What is the difference between PPF and NPS:
– Who can invest in the schemes?
A PPF account can be opened by anyone. A minor account can also be opened under PPF. However, an NPS account can only be opened by people of the of 18 or above and less than 60. NRI’s can also open an NPS account. However, they cannot open a PPF account.

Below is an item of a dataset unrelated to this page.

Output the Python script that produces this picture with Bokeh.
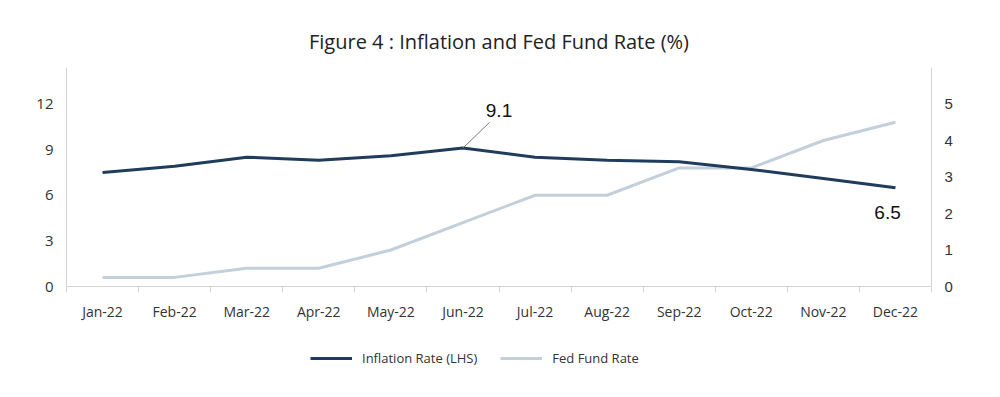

The maturity period for a PPF account is 15 years and a subscriber can extend the term in the multiples of five once the account matures. However, the time period for NPS is not fixed. A depositor can contribute to the NPS account until s/he turns 65. The tenure can be extended up to 70 years of age with an option to invest in the account.
– Tax benefit:
NPS subscribers can get a maximum of Rs 2 lakh deduction in total, according to the Income-tax (I-T) Act. NPS offers tax saving at the first two stages of contribution and interest accrual, but withdrawals are taxable. The lumpsum withdrawal in NPS will be exempt up to 40 percent of such withdrawals. PPF enjoys an EEE or ‘exempt, exempt, exempt’ status, where the amount you contribute (up to Rs. 1.5 lakh), the return you get and the maturity amount, all are tax exempt.
– Investment options:
In a PPF account, a subscriber has to contribute a minimum of Rs 500 annually with the maximum limit set at Rs 1,50,000. A maximum 12 contributions per year are allowed in PPF accounts. As for NPS, the minimum contribution is Rs 6,000. There is no maximum limit for contribution, but it cannot exceed 10 per cent of the depositor’s salary.